Marc (on Andy's gift): "You take this complex thing like Commercial Bay, massive vertical building, all these interacting components, and boil it into one diagram and someone like me who's not normally a construction guy could look at it and go 'oh, what's this?' And you're like 'exactly, yep that's a problem.' You make it simple and visual for people, and that was just really powerful."
Marc: "Although I can talk to anybody. But you had to win them over and get them to plan ahead. They don't like planning ahead. They like to do it off the back of a bag packet."
Marc: "There's two ways to make [Last Planner-master-programme integration] happen. One's hard and one is probably mostly unproven and not yet solved.

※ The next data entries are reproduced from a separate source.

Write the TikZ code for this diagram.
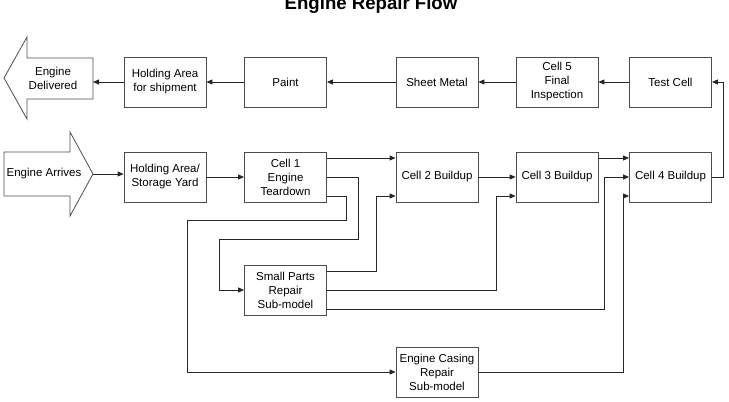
\documentclass[tikz,border=0pt]{standalone}
\usepackage{fontspec}
\setmainfont{Liberation Sans}
\usetikzlibrary{arrows.meta,calc}
\begin{document}
\begin{tikzpicture}[x=1pt,y=-1pt,
  box/.style={draw=black!70,line width=0.8pt,minimum width=82pt,minimum height=50pt,inner sep=1pt,align=center,font=\fontsize{11.5}{14}\selectfont},
  lbl/.style={align=center,font=\fontsize{11.5}{14}\selectfont},
  conn/.style={draw=black!85,line width=0.8pt,-{Triangle[length=6pt,width=5pt]}},
  bigarrow/.style={draw=black!70,line width=0.8pt}]
\useasboundingbox (0,0) rectangle (729,402);
\node[font=\bfseries\fontsize{18.6}{20}\selectfont,anchor=base] (title) at (371,9) {Engine Repair Flow};
% top row
\node[box] (hold2) at (165,82) {Holding Area\\for shipment};
\node[box] (paint) at (285.5,82) {Paint};
\node[box] (sheet) at (437,82) {Sheet Metal};
\node[box] (cell5) at (557,82) {Cell 5\\Final\\Inspection};
\node[box] (test) at (670.5,82) {Test Cell};
% second row
\node[box] (hold1) at (165,177) {Holding Area/\\Storage Yard};
\node[box] (c1) at (285.5,177) {Cell 1\\Engine\\Teardown};
\node[box] (c2) at (437,177) {Cell 2 Buildup};
\node[box] (c3) at (557,177) {Cell 3 Buildup};
\node[box] (c4) at (670.5,177) {Cell 4 Buildup};
% sub-models
\node[box] (sp) at (285.5,290) {Small Parts\\Repair\\Sub-model};
\node[box] (ec) at (437,372) {Engine Casing\\Repair\\Sub-model};
% big arrows
\draw[bigarrow] (4,78) -- (27,37) -- (27,58) -- (93,58) -- (93,99) -- (27,99) -- (27,119) -- cycle;
\coordinate (deltail) at (93,82);
\node[lbl] (del) at (53,78) {Engine\\Delivered};
\draw[bigarrow] (4,152) -- (70,152) -- (70,132) -- (93,174) -- (70,216) -- (70,196) -- (4,196) -- cycle;
\coordinate (arrtip) at (93,174);
\node[lbl] (arr) at (44,174) {Engine Arrives};
% connectors top row
\draw[conn] (hold2.west) -- (deltail);
\draw[conn] (paint.west) -- (hold2.east);
\draw[conn] (sheet.west) -- (paint.east);
\draw[conn] (cell5.west) -- (sheet.east);
\draw[conn] (test.west) -- (cell5.east);
\draw[conn] (c4.east) -- ++(11,0) |- (test.east);
% second row
\draw[conn] (arrtip) -- (arrtip -| hold1.west);
\draw[conn] (hold1.east) -- (c1.west);
\draw[conn] ([yshift=19pt]c1.east) -- ([yshift=19pt]c2.west);
\draw[conn] (c1.east) -| (358,239) -| (219,290) -- (sp.west);
\draw[conn] ([yshift=-19pt]c1.east) -| (346,220) -| (187,372) -- (ec.west);
\draw[conn] (c2.east) -- (c3.west);
\draw[conn] ([yshift=19pt]c3.east) -- ([yshift=19pt]c4.west);
% from sub-models
\draw[conn] ([yshift=19pt]sp.east) -| ([xshift=-19pt,yshift=-19pt]c2.west) -- ([yshift=-19pt]c2.west);
\draw[conn] (sp.east) -| ([xshift=-19pt,yshift=-19pt]c3.west) -- ([yshift=-19pt]c3.west);
\draw[conn] ([yshift=-19pt]sp.east) -| ([xshift=-25pt]c4.west) -- (c4.west);
\draw[conn] (ec.east) -| ([xshift=-6pt,yshift=-19pt]c4.west) -- ([yshift=-19pt]c4.west);
\end{tikzpicture}
\end{document}
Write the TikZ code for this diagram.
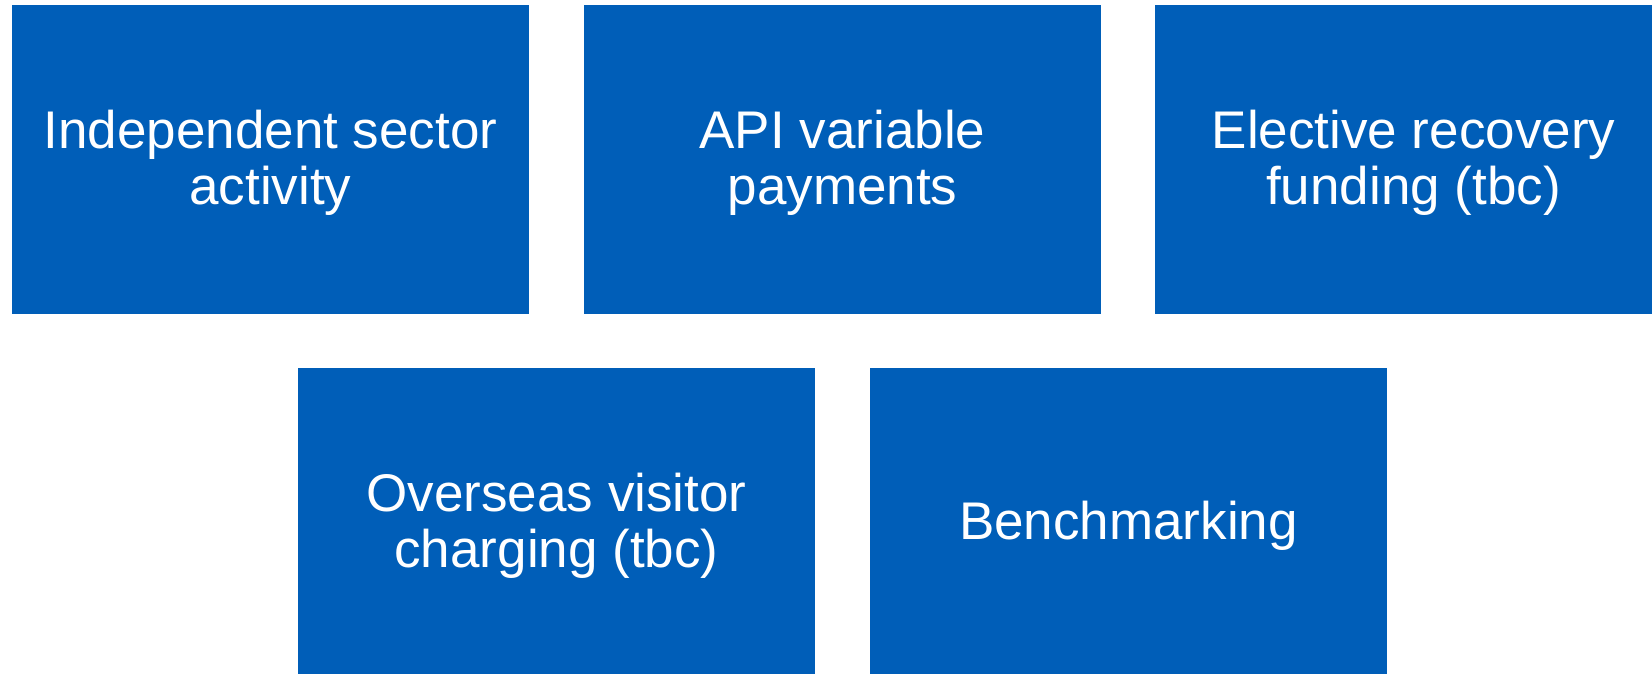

The hard one is you need good leaders."
Marc: "The most beautiful thing about Last Planner is when they put their task on that board, they are committing to doing that work. Where do you get that anywhere else?"
Marc: "We need to invest in leadership. They need to get on to that. BCITA looks after trades, why not managers?"
Marc: "You've got smart people building a lot of smart solutions, but nothing's integrated."
Andy: "I've always called it a project data structure, zones, subzones. That's the first thing you'll ever do."
Guest Background
Marc Parsons, at time of recording, Strategic Programme Manager for Digitalisation at NZ Post. Previously: nine years full-time in the NZ Army (still in part-time at recording) teaching planning of operations. Career arc through lean / Kaizen / continuous-improvement consulting before NZ Post. Met Andy at Fletcher Construction (Auckland Airport then Commercial Bay), and at an antenatal class where they discovered they worked at the same company. Kids born in same window. Marc + Andy's project working relationship is the source of multiple SPC framing devices ("post-it note power"; complementary specialist + integrator pairing).